The comparisons first came years ago and continue to come. I’m flattered and not a little pleased. Robert B. Parker was arguably the best at what he did so well for so long. This, from Publishers Weekly, May 17, says DAMAGED GOODS, evokes some of Spenser. Fast company, indeed.

“Robert Parker fans who have yet to discover Boyle will be pleasantly surprised by his suspenseful ninth crime novel set in Maine featuring former New York Times reporter Jack McMorrow. …  Boyle has succeeded in creating a likable lead whose sense of responsibility is reminiscent of Spenser as well as supporting characters with depth.”

I wrote about Bob Parker and his early and generous assistance in an earlier post. Scroll down.

Next stop is RiverRun Books in Portsmouth, New Hampshire, Thursday, May 20, at 7 p.m. It’s my birthday. Come by and help blow out the candles. Or at least say hi and stay a bit for a chat.

May 12th, 2010

Three days, three views of Damaged Goods

Stories by an old friend and new ones. I met Bob Keyes from the Maine Sunday Telegram at Arabica coffee shop in Portland. Dan Harrington from the Capitol Weekly and I met at the Chin-ah Dinah in my home town. And Abbie Curtis of the Bangor Daily News and I had a great chat at a coffee shop in Belfast. Her story was interesting.

Dan does a series on Maine icons. I’m not one, but I am absolutely thrilled to be lumped in with Maine legendary boxer Joey Gamache. I mean, is that cool or what? Check it out.

Bob covers the arts for the Portland newspapers. He’s a rock solid reporter and a good guy. Here’s his Q&A.

Abby covers Knox County, Maine. The whole thing. She’s a gamer. Talking with her encouraged me about the future of the newspaper biz.

May 12th, 2010

Farfetched? I don’t think so

In Belfast, Maine (where I’ll be signing DAMAGED GOODS on Friday, 1-3, Mr. Paperback), a reviewer for one of the local papers noted the resemblance between fictional Galway, Maine, and the real Maine mid-coast city named for a city in Northern Ireland. And yes, DAMAGED GOODS does take place in a place that is physically modeled on Belfast, Maine.

But I’ve populated my fictional version with fictional characters, from Jack and Roxanne, to the prostitute who opens up shop on Main Street, to the backwoods Satanist who targets Roxanne, Jack, and their daughter Sophie. The reviewer liked the story but put in one of those smiley things at the notion of a Satanist living in our midst. Those writers and their imaginations!

Is there really a Satanist in the woods around Belfast, Maine. I don’t know. I do know that a white supremacist group was handing out literature just upriver in Bucksport just this week. Good story about it in the Bangor Daily News.

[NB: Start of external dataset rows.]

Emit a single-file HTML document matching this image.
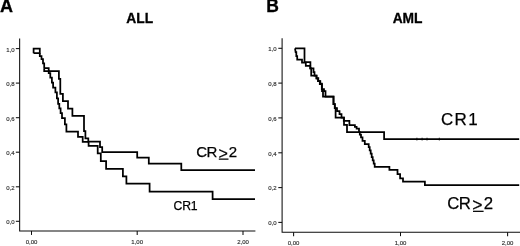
<!DOCTYPE html>
<html><head><meta charset="utf-8"><title>Figure</title>
<style>html,body{margin:0;padding:0;background:#fff}body{width:520px;height:246px;overflow:hidden}</style></head>
<body>
<svg width="520" height="246" viewBox="0 0 520 246" style="display:block">
<rect width="520" height="246" fill="#fff"/>
<g stroke="#0d0d0d" stroke-width="1.05" fill="none">
<path d="M19.65 38.5 V230.95 H255.4"/>
<path d="M15.85 48.6 H19.65"/>
<path d="M15.85 83.1 H19.65"/>
<path d="M15.85 117.7 H19.65"/>
<path d="M15.85 152.2 H19.65"/>
<path d="M15.85 186.8 H19.65"/>
<path d="M15.85 221.3 H19.65"/>
<path d="M31.5 230.95 V234.95"/>
<path d="M137.2 230.95 V234.95"/>
<path d="M243.0 230.95 V234.95"/>
</g>
<g font-family="'Liberation Sans', sans-serif" font-size="6" fill="#222" stroke="#444" stroke-width="0.15">
<text x="14.6" y="51.7" text-anchor="end">1,0</text>
<text x="14.6" y="86.2" text-anchor="end">0,8</text>
<text x="14.6" y="120.8" text-anchor="end">0,6</text>
<text x="14.6" y="155.3" text-anchor="end">0,4</text>
<text x="14.6" y="189.9" text-anchor="end">0,2</text>
<text x="14.6" y="224.4" text-anchor="end">0,0</text>
<text x="31.5" y="243.7" text-anchor="middle">0,00</text>
<text x="137.2" y="243.7" text-anchor="middle">1,00</text>
<text x="243.0" y="243.7" text-anchor="middle">2,00</text>
</g>
<g stroke="#0d0d0d" stroke-width="1.05" fill="none">
<path d="M282.1 38.2 V232.15 H520"/>
<path d="M278.30 48.3 H282.1"/>
<path d="M278.30 83.1 H282.1"/>
<path d="M278.30 117.9 H282.1"/>
<path d="M278.30 152.8 H282.1"/>
<path d="M278.30 187.6 H282.1"/>
<path d="M278.30 222.4 H282.1"/>
<path d="M293.6 232.15 V236.15"/>
<path d="M400.5 232.15 V236.15"/>
<path d="M507.6 232.15 V236.15"/>
</g>
<g font-family="'Liberation Sans', sans-serif" font-size="6" fill="#222" stroke="#444" stroke-width="0.15">
<text x="276.5" y="51.1" text-anchor="end">1,0</text>
<text x="276.5" y="85.9" text-anchor="end">0,8</text>
<text x="276.5" y="120.7" text-anchor="end">0,6</text>
<text x="276.5" y="155.6" text-anchor="end">0,4</text>
<text x="276.5" y="190.4" text-anchor="end">0,2</text>
<text x="276.5" y="225.2" text-anchor="end">0,0</text>
<text x="293.6" y="244.5" text-anchor="middle">0,00</text>
<text x="400.5" y="244.5" text-anchor="middle">1,00</text>
<text x="507.6" y="244.5" text-anchor="middle">2,00</text>
</g>
<g stroke="#000" stroke-width="1.75" fill="none" stroke-linejoin="miter" stroke-linecap="butt">
<path d="M33.6 53.2 L33.6 48.5 L39.8 48.5 L39.8 53.2 L33.6 53.2"/>
<path d="M39.8 53.2 L39.8 56.0 L41.5 56.0 L41.5 59.0 L43.0 59.0 L43.0 63.3 L44.2 63.3 L44.2 68.2"/>
<path d="M44.2 68.2 L44.2 71.0 L48.7 71.0 L48.7 73.2 L50.3 73.2 L50.3 77.6 L51.9 77.6 L51.9 82.5 L53.1 82.5 L53.1 87.6 L55.4 87.6 L55.4 92.4 L56.9 92.4 L56.9 98.4 L58.1 98.4 L58.1 103.9 L59.3 103.9 L59.3 108.3 L60.6 108.3 L60.6 113.0 L62.0 113.0 L62.0 118.0 L64.9 118.0 L64.9 124.4 L66.4 124.4 L66.4 131.7 L78.0 131.7 L78.0 136.8 L82.7 136.8 L82.7 141.8 L88.6 141.8 L88.6 145.8 L97.7 145.8 L97.7 153.4 L100.8 153.4 L100.8 161.2 L106.1 161.2 L106.1 168.8 L122.9 168.8 L122.9 176.4 L126.4 176.4 L126.4 183.6 L149.6 183.6 L149.6 191.5 L212.6 191.5 L212.6 199.1 L255.0 199.1"/>
<path d="M44.2 68.2 L48.7 68.2 L48.7 71.0 L58.9 71.0 L58.9 78.9 L60.3 78.9 L60.3 93.8 L62.9 93.8 L62.9 101.1 L68.0 101.1 L68.0 108.6 L72.4 108.6 L72.4 115.8 L84.0 115.8 L84.0 131.0 L85.4 131.0 L85.4 138.4 L88.3 138.4 L88.3 141.6 L100.0 141.6 L100.0 147.2 L102.2 147.2 L102.2 152.0 L137.2 152.0 L137.2 157.5 L148.8 157.5 L148.8 163.7 L181.3 163.7 L181.3 170.1 L255.0 170.1"/>
<path d="M295.0 48.3 L304.5 48.3 L304.5 62.0 L310.4 62.0 L310.4 68.3 L313.5 68.3 L313.5 72.0 L314.5 72.0 L314.5 75.5 L316.5 75.5 L316.5 78.0 L318.3 78.0 L318.3 81.0 L320.3 81.0 L320.3 83.5 L321.8 83.5 L321.8 89.0 L324.0 89.0 L324.0 91.0 L325.5 91.0 L325.5 96.7 L333.5 96.7 L333.5 104.0 L334.8 104.0 L334.8 108.0 L337.0 108.0 L337.0 111.0 L339.5 111.0 L339.5 114.0 L341.5 114.0 L341.5 117.7 L344.0 117.7 L344.0 124.9 L347.0 124.9 L347.0 132.1 L384.1 132.1 L384.1 139.1 L519.2 139.1"/>
<path d="M295.0 48.3 L295.6 52.0 L296.3 52.0 L296.3 56.0 L297.2 56.0 L297.2 59.5 L302.0 59.5 L302.0 62.5 L305.8 62.5 L305.8 65.8 L310.2 65.8 L310.2 68.3 L311.2 68.3 L311.2 75.5 L315.0 75.5 L316.5 75.5 L316.5 78.5 L318.0 78.5 L318.0 81.0 L319.8 81.0 L319.8 84.0 L322.0 84.0 L322.0 91.0 L323.0 91.0 L323.0 96.7 L333.5 96.7 L333.5 104.0 L334.8 104.0 L334.8 108.0 L335.6 108.0 L335.6 117.7 L343.8 117.7 L343.8 120.9 L349.4 120.9 L349.4 125.0 L354.9 125.0 L354.9 126.8 L356.6 126.8 L356.6 128.6 L359.0 128.6 L359.0 132.0 L359.8 132.0 L359.8 134.5 L361.0 134.5 L361.0 137.3 L362.5 137.3 L362.5 140.8 L364.8 140.8 L364.8 144.0 L368.7 144.0 L368.7 147.2 L369.7 147.2 L369.7 150.4 L370.7 150.4 L370.7 153.7 L371.7 153.7 L371.7 157.0 L372.7 157.0 L372.7 160.3 L373.7 160.3 L373.7 163.5 L374.7 163.5 L374.7 166.8 L375.7 166.8 L389.4 166.8 L389.4 169.9 L397.5 169.9 L397.5 174.0 L400.1 174.0 L400.1 178.3 L403.0 178.3 L403.0 181.5 L424.9 181.5 L424.9 185.0 L519.2 185.0"/>
<path d="M416.9 137.7 V140.5" stroke-width="0.8"/>
<path d="M422.1 137.7 V140.5" stroke-width="0.8"/>
<path d="M427.0 137.7 V140.5" stroke-width="0.8"/>
<path d="M439.3 137.7 V140.5" stroke-width="0.8"/>
</g>
<text x="0.1" y="12.3" font-family="'Liberation Sans', sans-serif" font-size="18" font-weight="bold" fill="#000" stroke="#000" stroke-width="0.3">A</text>
<text x="266.3" y="12.3" font-family="'Liberation Sans', sans-serif" font-size="17.5" font-weight="bold" fill="#000" stroke="#000" stroke-width="0.3">B</text>
<text x="139.7" y="23.35" font-family="'Liberation Sans', sans-serif" font-size="13.8" font-weight="bold" fill="#000" stroke="#000" stroke-width="0.3" text-anchor="middle">ALL</text>
<text x="407.6" y="23.35" font-family="'Liberation Sans', sans-serif" font-size="13.8" font-weight="bold" fill="#000" stroke="#000" stroke-width="0.3" text-anchor="middle">AML</text>
<text x="173.6 182.3 190.7" y="209.5" font-family="'Liberation Sans', sans-serif" font-size="12.2" fill="#000" stroke="#000" stroke-width="0.25">CR1</text>
<text x="196.2 206.5" y="156.9" font-family="'Liberation Sans', sans-serif" font-size="15" fill="#000" stroke="#000" stroke-width="0.25">CR</text>
<text x="218.4" y="158.8" font-family="'Liberation Sans', sans-serif" font-size="16" fill="#000" stroke="#000" stroke-width="0.25">&gt;</text>
<text x="228.85" y="156.9" font-family="'Liberation Sans', sans-serif" font-size="15" fill="#000" stroke="#000" stroke-width="0.25">2</text>
<rect x="218.8" y="158.5" width="9.7" height="1.25" fill="#000"/>
<text x="441.1 454.4 468.2" y="125.0" font-family="'Liberation Sans', sans-serif" font-size="17" fill="#000" stroke="#000" stroke-width="0.25">CR1</text>
<text x="447.25 458.65" y="209.2" font-family="'Liberation Sans', sans-serif" font-size="16.8" fill="#000" stroke="#000" stroke-width="0.25">CR</text>
<text x="472.3" y="211.2" font-family="'Liberation Sans', sans-serif" font-size="17.5" fill="#000" stroke="#000" stroke-width="0.25">&gt;</text>
<text x="483.8" y="209.2" font-family="'Liberation Sans', sans-serif" font-size="16.8" fill="#000" stroke="#000" stroke-width="0.25">2</text>
<rect x="473" y="210.7" width="10.6" height="1.25" fill="#000"/>
</svg>
</body></html>
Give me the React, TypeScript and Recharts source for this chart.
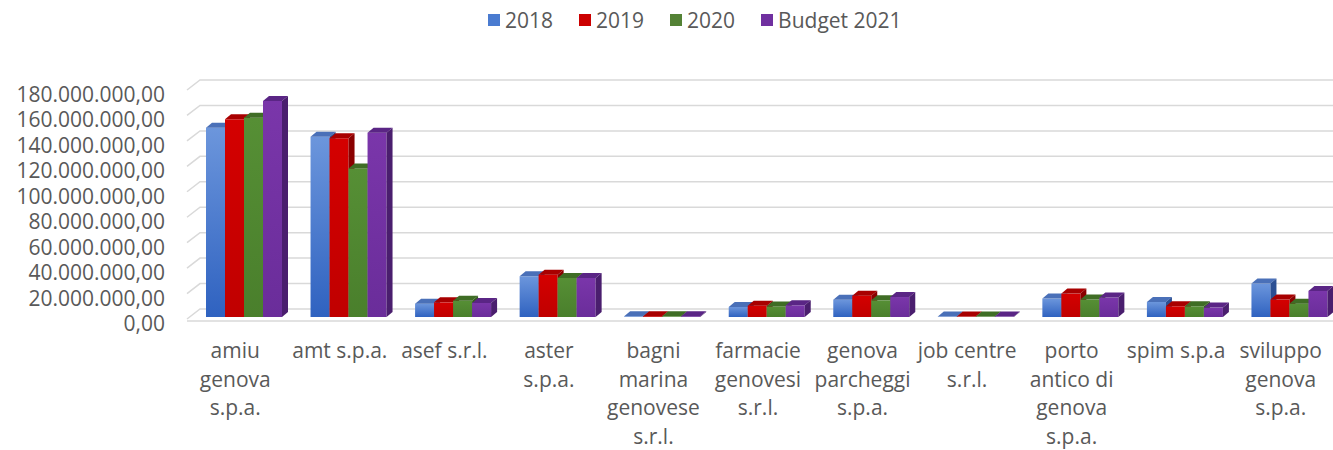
import React from 'react';
import { BarChart, Bar, XAxis, YAxis, CartesianGrid, Legend } from 'recharts';

const categories = [
  'amiu\ngenova\ns.p.a.',
  'amt s.p.a.',
  'asef s.r.l.',
  'aster\ns.p.a.',
  'bagni\nmarina\ngenovese\ns.r.l.',
  'farmacie\ngenovesi\ns.r.l.',
  'genova\nparcheggi\ns.p.a.',
  'job centre\ns.r.l.',
  'porto\nantico di\ngenova\ns.p.a.',
  'spim s.p.a',
  'sviluppo\ngenova\ns.p.a.',
];

const v2018 = [148.8e6, 141.7e6, 10.5e6, 32.0e6, 0.5e6, 7.9e6, 13.6e6, 0.3e6, 14.5e6, 11.8e6, 26.3e6];
const v2019 = [155.4e6, 140.5e6, 11.5e6, 33.3e6, 0.6e6, 8.9e6, 16.8e6, 0.3e6, 18.4e6, 8.4e6, 13.7e6];
const v2020 = [156.7e6, 116.8e6, 12.8e6, 30.7e6, 0.5e6, 8.3e6, 13.1e6, 0.3e6, 13.7e6, 8.4e6, 10.5e6];
const vBudget = [169.8e6, 144.9e6, 11.0e6, 30.7e6, 0.6e6, 9.2e6, 15.7e6, 0.3e6, 15.3e6, 7.4e6, 20.5e6];

const seriesNames = ['2018', '2019', '2020', 'Budget 2021'];
const yTicks = [0, 20e6, 40e6, 60e6, 80e6, 100e6, 120e6, 140e6, 160e6, 180e6];

const data = categories.map((name, i) => ({
  name,
  y2018: v2018[i],
  y2019: v2019[i],
  y2020: v2020[i],
  yBudget: vBudget[i],
}));

const TEXT = '#595959';
const FONT = '"Open Sans", sans-serif';

const palette = [
  { key: 'y2018', id: 'g2018', top: '#6c96dc', bottom: '#2f62c0', cap: '#4a70b8', side: '#2b4f93', legend: '#4a7bd0' },
  { key: 'y2019', id: 'g2019', top: '#d40000', bottom: '#c00000', cap: '#a80000', side: '#8a0000', legend: '#cc0000' },
  { key: 'y2020', id: 'g2020', top: '#568f35', bottom: '#4a7f2c', cap: '#3f6d25', side: '#355c1f', legend: '#548235' },
  { key: 'yBudget', id: 'gBudget', top: '#7a36aa', bottom: '#6a2d9a', cap: '#5a2585', side: '#4a1e6e', legend: '#7030a0' },
];

const fmt = (v: number) => Math.round(v).toString().replace(/\B(?=(\d{3})+(?!\d))/g, '.') + ',00';

const makeShape = (p: typeof palette[number]) => (props: any) => {
  const { x, y, width, height } = props;
  const d = 6;
  const e = 5;
  const h = Math.max(height, 0);
  return (
    <g>
      <rect x={x} y={y} width={width} height={h} fill={`url(#${p.id})`} />
      <polygon
        points={`${x},${y} ${x + width},${y} ${x + width + d},${y - e} ${x + d},${y - e}`}
        fill={p.cap}
      />
      <polygon
        points={`${x + width},${y} ${x + width + d},${y - e} ${x + width + d},${y + h - e} ${x + width},${y + h}`}
        fill={p.side}
      />
    </g>
  );
};

const XTick = (props: any) => {
  const { x, y, payload } = props;
  const lines = String(payload.value).split('\n');
  return (
    <text x={x - 9} y={y + 41} textAnchor="middle" fill={TEXT} fontSize={21} fontFamily={FONT}>
      {lines.map((l, i) => (
        <tspan key={i} x={x - 9} dy={i === 0 ? 0 : 28.6}>
          {l}
        </tspan>
      ))}
    </text>
  );
};

const YTick = (props: any) => {
  const { x, y, payload } = props;
  return (
    <text x={x} y={y} dy={14} textAnchor="end" fill={TEXT} fontSize={21} fontFamily={FONT}>
      {fmt(payload.value)}
    </text>
  );
};

const gridLine = (p: any) => {
  const { x1, x2, y1, index } = p;
  const d = `M ${x1 - 5} ${y1 + 2} L ${x1 + 8} ${y1 - 8} L ${x2} ${y1 - 8}`;
  return (
    <g key={p.key}>
      <path d={d} stroke="#d9d9d9" strokeWidth={1.5} fill="none" />
      {index === 0 ? (
        <line x1={x1 - 5} y1={y1 + 4} x2={x2} y2={y1 + 4} stroke="#d9d9d9" strokeWidth={1.5} />
      ) : null}
    </g>
  );
};

const LegendContent = () => (
  <div style={{ display: 'flex', alignItems: 'center', height: 28, fontFamily: FONT, fontSize: 21, color: TEXT, lineHeight: '28px', whiteSpace: 'nowrap' }}>
    {palette.map((p, i) => (
      <div key={p.key} style={{ display: 'flex', alignItems: 'center', marginRight: 26 }}>
        <span style={{ display: 'inline-block', width: 12, height: 12, background: p.legend, marginRight: 5 }} />
        <span>{seriesNames[i]}</span>
      </div>
    ))}
  </div>
);

export default function App() {
  return (
    <div style={{ position: 'absolute', left: 0, top: 0, width: 1333, height: 450, overflow: 'hidden', background: '#fff', fontFamily: FONT }}>
      <BarChart
        width={1342}
        height={450}
        data={data}
        margin={{ top: 60, right: 0, bottom: 0, left: 0 }}
        barSize={19}
        barGap={0}
      >
        <defs>
          {palette.map((p) => (
            <linearGradient key={p.id} id={p.id} x1="0" y1="0" x2="0" y2="1">
              <stop offset="0%" stopColor={p.top} />
              <stop offset="100%" stopColor={p.bottom} />
            </linearGradient>
          ))}
        </defs>
        <CartesianGrid vertical={false} horizontal={gridLine} />
        <XAxis
          dataKey="name"
          interval={0}
          tickLine={false}
          axisLine={false}
          tickSize={0}
          tickMargin={0}
          height={133}
          tick={<XTick />}
        />
        <YAxis
          width={192}
          domain={[0, 180e6]}
          ticks={yTicks}
          tickLine={false}
          axisLine={false}
          tickSize={0}
          tickMargin={27}
          tick={<YTick />}
        />
        <Legend
          verticalAlign="top"
          content={<LegendContent />}
          wrapperStyle={{ top: 6, left: 488, width: 460, height: 28 }}
        />
        {palette.map((p, i) => (
          <Bar key={p.key} dataKey={p.key} name={seriesNames[i]} isAnimationActive={false} shape={makeShape(p)} />
        ))}
      </BarChart>
    </div>
  );
}
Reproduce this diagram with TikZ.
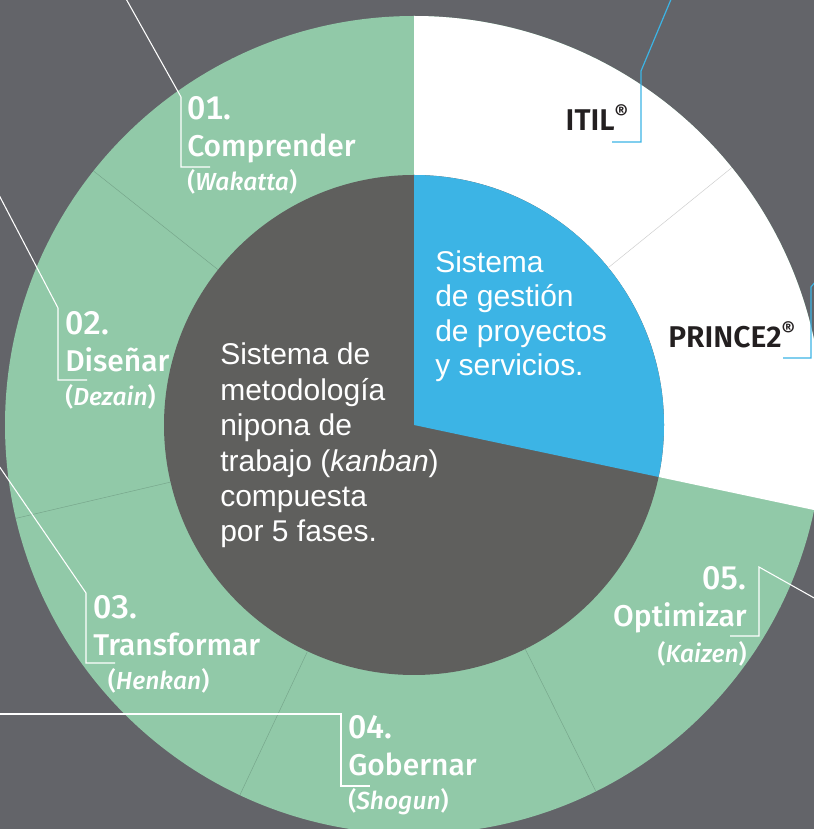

Maybe DAMAGED GOODS isn’t that far off.

May 5th, 2010

207 and DAMAGED GOODS

Had a nice chat last week with Rob Caldwell, “207″ TV host, about DAMAGED GOODS, Jack McMorrow, and why I do this. Talking with Rob is always fun and interesting. Check it outgenthumb.ashx  130x97 207 and DAMAGED GOODS .

April 26th, 2010

Powers of Perception

There are good reviews and bad reviews, cursory ones and some that offer something that the writer hadn’t considered. The latter is the case with a review of DAMAGED GOODS by Beth Kannell, co-owner of (with her husband Dave) Kingdom Books, a specialty mystery bookshop in northeastern Vermont. Kingdom Book is one of those small stores that pack a powerful punch in terms of the love the proprietors have for writing and books.

But back to perception. Beth had some interesting thoughts on Jack and Roxanne in DAMAGED GOODS. But it was her take on their ex-Marine friend Clair that gave me pause.

“Clair’s background as a soldier in Vietnam becomes significant, not just for his ability to take up arms and his willingness to be at Jack’s back or front or whatever it takes, but also for his experience with the personal effects of violence, whether done to you or done by you. Sane and strong, Clair helps Jack maneuver and respond to the chaos around him, showing the best of what war can do to a person’s thought processes.”

What does war do to a person’s thought processes? We hear, justifiably so, about the emotional and physical trauma of combat. But what of the strengths that come from the experience? In Clair’s case, he has become wiser, more philosophical, but also more analytical. When things get tough, as they inevitably do when Jack and Clair get together, Clair becomes calmer, cooler, more collected. It’s a trait honed in the jungles and highlands of Vietnam, when, as a Force Recon Marine, those were essential survival skills. Now the same skills are brought to bear for Jack and Roxanne, their daughter Sophie. The best of what war can do …. Interesting.